▶

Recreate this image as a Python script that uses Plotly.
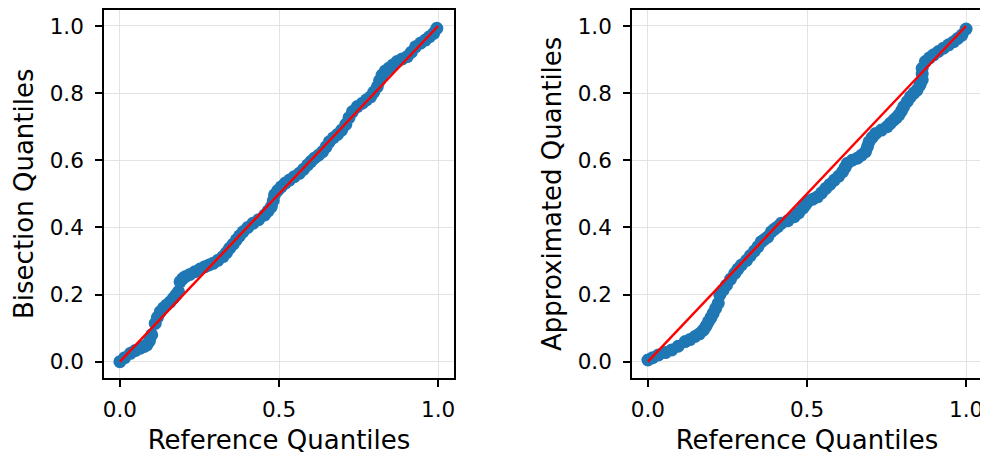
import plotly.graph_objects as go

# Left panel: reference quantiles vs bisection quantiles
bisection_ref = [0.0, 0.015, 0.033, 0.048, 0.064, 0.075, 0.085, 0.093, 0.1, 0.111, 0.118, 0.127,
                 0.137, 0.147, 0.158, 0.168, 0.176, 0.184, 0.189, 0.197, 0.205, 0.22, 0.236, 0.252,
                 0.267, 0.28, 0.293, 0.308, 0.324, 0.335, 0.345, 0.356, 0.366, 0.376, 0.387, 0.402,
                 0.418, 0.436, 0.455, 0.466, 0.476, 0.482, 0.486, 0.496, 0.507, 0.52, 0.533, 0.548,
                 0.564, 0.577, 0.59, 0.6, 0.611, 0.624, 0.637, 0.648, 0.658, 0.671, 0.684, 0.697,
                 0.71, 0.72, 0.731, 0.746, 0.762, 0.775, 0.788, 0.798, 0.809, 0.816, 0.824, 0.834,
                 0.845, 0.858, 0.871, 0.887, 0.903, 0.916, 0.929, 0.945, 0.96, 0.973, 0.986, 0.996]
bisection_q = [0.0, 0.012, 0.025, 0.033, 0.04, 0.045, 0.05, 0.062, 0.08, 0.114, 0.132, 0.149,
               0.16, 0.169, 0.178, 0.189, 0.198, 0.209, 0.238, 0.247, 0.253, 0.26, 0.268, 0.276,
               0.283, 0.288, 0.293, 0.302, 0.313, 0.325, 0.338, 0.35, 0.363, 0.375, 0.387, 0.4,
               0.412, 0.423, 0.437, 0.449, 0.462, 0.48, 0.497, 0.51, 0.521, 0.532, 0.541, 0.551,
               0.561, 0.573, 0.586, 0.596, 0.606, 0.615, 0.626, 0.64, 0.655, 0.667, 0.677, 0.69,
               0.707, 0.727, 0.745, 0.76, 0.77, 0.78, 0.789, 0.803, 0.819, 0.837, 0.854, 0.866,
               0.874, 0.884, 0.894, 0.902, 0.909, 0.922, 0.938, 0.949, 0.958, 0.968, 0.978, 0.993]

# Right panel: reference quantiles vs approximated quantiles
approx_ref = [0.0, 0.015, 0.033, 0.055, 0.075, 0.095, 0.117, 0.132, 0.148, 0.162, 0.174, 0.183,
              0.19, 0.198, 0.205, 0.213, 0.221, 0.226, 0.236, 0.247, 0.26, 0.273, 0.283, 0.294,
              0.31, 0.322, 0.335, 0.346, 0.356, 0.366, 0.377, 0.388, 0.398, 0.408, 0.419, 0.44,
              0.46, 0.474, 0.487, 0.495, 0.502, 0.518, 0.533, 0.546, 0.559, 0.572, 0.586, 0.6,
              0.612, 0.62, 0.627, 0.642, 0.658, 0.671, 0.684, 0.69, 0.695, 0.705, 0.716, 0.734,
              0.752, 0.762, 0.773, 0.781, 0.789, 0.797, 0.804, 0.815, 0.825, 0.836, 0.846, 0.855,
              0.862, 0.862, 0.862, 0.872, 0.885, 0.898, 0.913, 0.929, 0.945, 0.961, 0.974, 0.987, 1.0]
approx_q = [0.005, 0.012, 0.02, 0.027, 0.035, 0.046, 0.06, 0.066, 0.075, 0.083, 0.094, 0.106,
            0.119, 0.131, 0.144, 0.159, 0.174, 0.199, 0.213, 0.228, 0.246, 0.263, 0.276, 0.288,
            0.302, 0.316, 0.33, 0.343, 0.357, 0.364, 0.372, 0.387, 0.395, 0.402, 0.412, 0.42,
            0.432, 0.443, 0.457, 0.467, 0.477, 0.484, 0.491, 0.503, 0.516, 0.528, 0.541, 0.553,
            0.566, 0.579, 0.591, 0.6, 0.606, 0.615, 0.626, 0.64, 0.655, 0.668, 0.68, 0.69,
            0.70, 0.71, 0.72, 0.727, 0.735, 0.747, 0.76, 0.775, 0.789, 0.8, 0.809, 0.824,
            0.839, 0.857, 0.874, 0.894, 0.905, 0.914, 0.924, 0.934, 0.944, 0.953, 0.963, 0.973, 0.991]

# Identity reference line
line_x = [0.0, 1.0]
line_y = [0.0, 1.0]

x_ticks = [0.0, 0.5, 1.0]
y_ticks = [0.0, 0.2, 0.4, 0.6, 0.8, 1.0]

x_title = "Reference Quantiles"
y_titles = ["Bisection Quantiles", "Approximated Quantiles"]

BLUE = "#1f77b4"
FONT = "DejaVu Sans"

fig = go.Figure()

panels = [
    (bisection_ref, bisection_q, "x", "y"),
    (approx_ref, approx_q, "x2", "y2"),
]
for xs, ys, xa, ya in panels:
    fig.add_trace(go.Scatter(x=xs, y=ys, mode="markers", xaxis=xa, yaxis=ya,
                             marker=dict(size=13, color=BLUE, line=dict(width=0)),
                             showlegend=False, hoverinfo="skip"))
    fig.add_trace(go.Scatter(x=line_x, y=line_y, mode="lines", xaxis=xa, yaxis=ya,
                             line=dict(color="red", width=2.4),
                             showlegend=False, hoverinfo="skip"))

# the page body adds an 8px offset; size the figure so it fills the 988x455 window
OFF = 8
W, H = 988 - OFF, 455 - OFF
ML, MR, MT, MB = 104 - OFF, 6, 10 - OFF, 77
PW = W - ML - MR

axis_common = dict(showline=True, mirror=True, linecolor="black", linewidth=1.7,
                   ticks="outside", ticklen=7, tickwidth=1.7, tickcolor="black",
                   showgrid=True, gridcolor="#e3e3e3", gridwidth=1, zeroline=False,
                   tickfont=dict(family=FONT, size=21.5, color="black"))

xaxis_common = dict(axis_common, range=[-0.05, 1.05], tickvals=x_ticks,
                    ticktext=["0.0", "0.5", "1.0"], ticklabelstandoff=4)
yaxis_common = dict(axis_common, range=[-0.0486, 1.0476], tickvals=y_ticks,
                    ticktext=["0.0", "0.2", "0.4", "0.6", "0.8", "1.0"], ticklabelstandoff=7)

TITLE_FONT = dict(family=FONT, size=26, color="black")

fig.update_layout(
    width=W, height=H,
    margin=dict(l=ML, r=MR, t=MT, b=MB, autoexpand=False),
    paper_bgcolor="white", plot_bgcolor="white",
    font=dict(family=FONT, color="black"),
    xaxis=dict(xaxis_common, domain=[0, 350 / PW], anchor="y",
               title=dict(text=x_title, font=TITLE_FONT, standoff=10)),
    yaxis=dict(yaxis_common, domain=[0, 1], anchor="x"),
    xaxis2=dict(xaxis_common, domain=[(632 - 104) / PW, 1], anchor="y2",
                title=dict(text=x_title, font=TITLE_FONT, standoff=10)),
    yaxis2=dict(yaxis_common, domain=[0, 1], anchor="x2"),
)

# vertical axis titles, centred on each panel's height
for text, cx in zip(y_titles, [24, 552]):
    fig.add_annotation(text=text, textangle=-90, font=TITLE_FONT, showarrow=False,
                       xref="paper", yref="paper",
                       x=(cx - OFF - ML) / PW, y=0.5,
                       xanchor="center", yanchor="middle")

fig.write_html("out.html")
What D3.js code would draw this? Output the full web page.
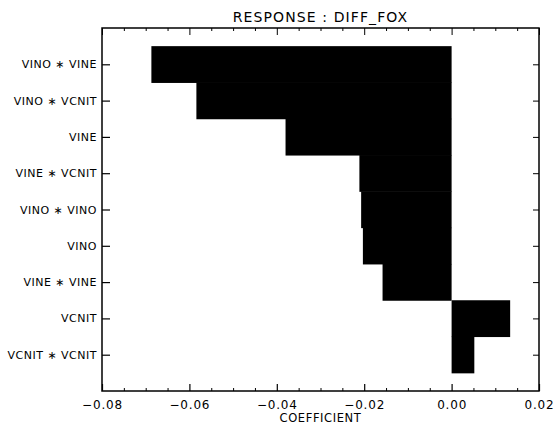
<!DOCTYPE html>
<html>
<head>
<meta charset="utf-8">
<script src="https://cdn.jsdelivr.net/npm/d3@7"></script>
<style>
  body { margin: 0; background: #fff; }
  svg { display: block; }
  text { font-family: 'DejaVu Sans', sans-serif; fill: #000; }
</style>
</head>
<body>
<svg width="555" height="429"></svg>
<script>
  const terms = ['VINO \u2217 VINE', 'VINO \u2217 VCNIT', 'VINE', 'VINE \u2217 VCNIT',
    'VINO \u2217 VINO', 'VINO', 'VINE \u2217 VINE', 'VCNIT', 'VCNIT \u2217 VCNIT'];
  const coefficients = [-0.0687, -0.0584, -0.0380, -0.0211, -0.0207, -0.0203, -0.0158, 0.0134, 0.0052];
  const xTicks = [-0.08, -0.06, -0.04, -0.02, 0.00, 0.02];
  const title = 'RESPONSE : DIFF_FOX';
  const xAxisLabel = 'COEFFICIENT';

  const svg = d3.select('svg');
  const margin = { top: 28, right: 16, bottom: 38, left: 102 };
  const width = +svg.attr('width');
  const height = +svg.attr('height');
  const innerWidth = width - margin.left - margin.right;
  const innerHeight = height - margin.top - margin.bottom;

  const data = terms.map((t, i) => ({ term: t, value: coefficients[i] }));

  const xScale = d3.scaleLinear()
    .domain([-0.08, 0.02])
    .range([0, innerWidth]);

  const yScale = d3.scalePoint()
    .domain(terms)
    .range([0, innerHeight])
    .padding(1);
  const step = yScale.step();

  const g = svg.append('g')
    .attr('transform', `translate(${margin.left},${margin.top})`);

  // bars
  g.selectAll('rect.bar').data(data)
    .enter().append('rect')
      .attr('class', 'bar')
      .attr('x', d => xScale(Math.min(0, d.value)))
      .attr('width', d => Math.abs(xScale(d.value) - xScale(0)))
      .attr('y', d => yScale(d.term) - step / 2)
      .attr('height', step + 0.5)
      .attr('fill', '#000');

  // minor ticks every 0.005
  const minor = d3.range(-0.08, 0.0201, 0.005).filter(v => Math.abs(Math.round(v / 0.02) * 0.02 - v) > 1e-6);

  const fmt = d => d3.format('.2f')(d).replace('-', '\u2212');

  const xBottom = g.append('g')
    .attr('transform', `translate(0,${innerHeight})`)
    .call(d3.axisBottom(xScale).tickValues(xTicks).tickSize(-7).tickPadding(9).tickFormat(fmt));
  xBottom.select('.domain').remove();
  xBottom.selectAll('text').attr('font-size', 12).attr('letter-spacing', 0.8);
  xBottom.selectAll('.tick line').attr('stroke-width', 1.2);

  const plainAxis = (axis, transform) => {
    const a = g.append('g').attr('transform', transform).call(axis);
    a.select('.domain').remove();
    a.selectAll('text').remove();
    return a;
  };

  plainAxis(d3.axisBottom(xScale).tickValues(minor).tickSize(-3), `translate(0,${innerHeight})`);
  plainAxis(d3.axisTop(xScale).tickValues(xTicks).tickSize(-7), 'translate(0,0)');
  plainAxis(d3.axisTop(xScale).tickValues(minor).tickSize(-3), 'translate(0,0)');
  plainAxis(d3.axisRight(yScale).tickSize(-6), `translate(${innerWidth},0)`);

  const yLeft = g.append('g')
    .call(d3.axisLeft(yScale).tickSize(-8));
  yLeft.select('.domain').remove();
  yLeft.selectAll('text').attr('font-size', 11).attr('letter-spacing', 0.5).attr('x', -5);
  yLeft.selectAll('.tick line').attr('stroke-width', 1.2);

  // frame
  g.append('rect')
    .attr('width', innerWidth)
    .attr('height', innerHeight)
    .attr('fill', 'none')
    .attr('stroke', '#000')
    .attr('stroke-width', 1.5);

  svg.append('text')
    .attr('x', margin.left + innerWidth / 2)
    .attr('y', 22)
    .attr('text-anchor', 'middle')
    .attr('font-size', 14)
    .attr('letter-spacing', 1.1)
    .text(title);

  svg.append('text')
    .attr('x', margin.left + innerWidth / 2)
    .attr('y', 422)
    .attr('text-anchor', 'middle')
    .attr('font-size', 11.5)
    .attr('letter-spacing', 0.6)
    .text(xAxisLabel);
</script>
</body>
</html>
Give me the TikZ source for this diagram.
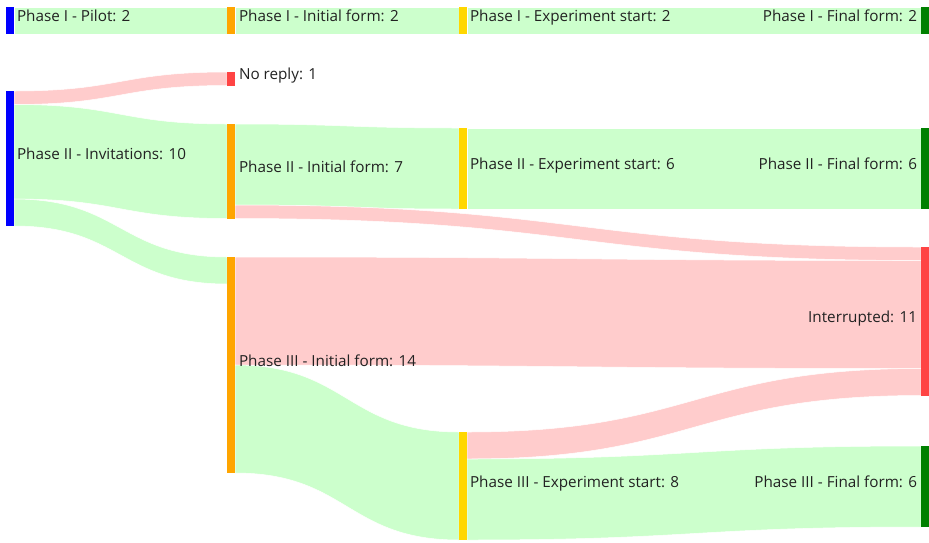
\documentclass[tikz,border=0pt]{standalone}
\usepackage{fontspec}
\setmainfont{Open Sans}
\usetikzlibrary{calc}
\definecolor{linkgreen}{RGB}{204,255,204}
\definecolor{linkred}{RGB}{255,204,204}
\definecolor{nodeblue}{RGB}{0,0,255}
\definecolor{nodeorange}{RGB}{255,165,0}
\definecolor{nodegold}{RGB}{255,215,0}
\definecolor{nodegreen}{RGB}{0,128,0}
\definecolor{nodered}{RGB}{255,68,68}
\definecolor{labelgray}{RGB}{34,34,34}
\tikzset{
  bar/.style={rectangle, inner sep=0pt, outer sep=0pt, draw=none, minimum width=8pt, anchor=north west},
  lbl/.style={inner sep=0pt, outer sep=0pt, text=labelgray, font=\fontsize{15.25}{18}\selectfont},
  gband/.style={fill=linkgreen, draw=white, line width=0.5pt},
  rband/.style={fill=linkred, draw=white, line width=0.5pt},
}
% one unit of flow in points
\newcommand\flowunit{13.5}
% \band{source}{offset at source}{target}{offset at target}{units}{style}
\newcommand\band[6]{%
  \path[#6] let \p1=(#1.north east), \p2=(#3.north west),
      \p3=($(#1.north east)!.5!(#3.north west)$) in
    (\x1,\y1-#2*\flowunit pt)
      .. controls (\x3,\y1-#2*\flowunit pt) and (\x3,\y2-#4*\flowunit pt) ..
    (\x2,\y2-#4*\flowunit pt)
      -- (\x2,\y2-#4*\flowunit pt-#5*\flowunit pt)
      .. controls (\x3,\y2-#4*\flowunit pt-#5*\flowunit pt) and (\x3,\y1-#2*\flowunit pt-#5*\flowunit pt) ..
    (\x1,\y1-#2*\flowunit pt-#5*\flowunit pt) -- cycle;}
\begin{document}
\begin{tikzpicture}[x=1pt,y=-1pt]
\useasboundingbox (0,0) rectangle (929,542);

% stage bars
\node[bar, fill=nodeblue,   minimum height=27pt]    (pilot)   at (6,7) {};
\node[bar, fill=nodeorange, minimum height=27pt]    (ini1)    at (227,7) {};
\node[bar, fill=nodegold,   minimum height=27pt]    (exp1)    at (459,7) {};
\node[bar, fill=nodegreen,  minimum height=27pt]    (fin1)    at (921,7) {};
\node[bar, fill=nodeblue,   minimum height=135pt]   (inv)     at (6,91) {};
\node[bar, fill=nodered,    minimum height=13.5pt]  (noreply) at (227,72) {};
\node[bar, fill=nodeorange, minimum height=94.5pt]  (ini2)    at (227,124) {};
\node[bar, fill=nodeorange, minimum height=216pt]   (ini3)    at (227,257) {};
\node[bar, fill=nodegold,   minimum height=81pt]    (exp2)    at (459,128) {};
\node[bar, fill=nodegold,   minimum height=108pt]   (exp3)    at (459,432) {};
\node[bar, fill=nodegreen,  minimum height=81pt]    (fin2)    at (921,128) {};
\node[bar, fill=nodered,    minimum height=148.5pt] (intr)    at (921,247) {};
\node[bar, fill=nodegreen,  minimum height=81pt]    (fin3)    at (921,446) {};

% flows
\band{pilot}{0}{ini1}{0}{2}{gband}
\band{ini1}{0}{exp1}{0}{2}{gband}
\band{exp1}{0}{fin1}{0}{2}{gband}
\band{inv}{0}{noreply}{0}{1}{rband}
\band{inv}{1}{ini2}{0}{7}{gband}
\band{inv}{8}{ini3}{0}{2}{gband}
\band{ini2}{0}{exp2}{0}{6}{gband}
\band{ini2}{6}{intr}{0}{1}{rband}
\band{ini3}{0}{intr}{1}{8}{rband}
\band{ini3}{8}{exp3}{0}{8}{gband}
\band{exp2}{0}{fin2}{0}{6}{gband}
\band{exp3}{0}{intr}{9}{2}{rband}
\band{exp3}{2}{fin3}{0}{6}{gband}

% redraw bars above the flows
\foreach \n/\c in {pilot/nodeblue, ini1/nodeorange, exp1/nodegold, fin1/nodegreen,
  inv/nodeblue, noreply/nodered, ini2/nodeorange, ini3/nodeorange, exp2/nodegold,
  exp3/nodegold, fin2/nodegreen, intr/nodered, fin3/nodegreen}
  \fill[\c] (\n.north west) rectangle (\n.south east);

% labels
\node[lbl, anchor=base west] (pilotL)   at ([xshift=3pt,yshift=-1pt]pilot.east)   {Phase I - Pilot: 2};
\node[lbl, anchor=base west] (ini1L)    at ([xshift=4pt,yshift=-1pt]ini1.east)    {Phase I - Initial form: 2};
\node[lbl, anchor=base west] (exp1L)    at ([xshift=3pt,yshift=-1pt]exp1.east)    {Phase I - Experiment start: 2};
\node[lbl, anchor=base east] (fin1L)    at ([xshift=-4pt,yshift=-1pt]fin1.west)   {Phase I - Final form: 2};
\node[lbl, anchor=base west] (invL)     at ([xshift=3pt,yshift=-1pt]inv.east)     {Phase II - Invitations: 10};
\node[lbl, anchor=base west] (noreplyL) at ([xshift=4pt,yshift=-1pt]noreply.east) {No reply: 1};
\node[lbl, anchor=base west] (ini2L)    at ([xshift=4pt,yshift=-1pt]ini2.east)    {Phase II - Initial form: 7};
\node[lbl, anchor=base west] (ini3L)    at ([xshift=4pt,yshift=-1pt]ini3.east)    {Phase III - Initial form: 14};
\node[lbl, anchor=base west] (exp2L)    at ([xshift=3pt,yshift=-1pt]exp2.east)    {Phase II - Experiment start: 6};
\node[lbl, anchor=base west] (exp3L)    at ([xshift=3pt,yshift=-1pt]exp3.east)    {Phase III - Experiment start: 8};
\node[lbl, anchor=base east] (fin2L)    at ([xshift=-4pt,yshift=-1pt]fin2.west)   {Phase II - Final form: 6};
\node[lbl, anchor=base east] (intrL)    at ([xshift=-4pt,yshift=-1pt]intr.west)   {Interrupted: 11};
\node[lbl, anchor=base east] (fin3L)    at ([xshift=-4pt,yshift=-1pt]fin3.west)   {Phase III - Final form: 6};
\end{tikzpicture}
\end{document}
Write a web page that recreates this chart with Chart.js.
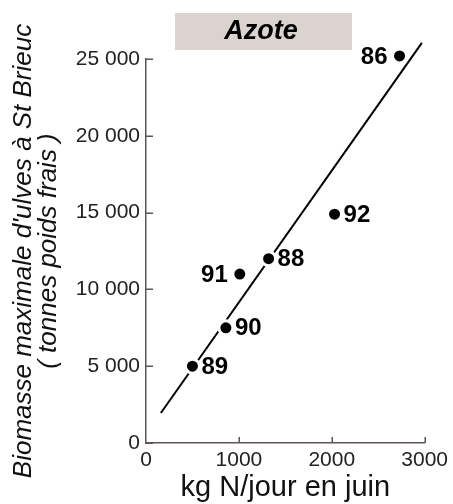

◀

Objective
Skip the pictures and quote each line of the entries above, from the first through the line with "import plotly.graph_objects as go", exactly as it appears.

Exercise solution
Recreate this image as a Python script that uses Plotly.
import plotly.graph_objects as go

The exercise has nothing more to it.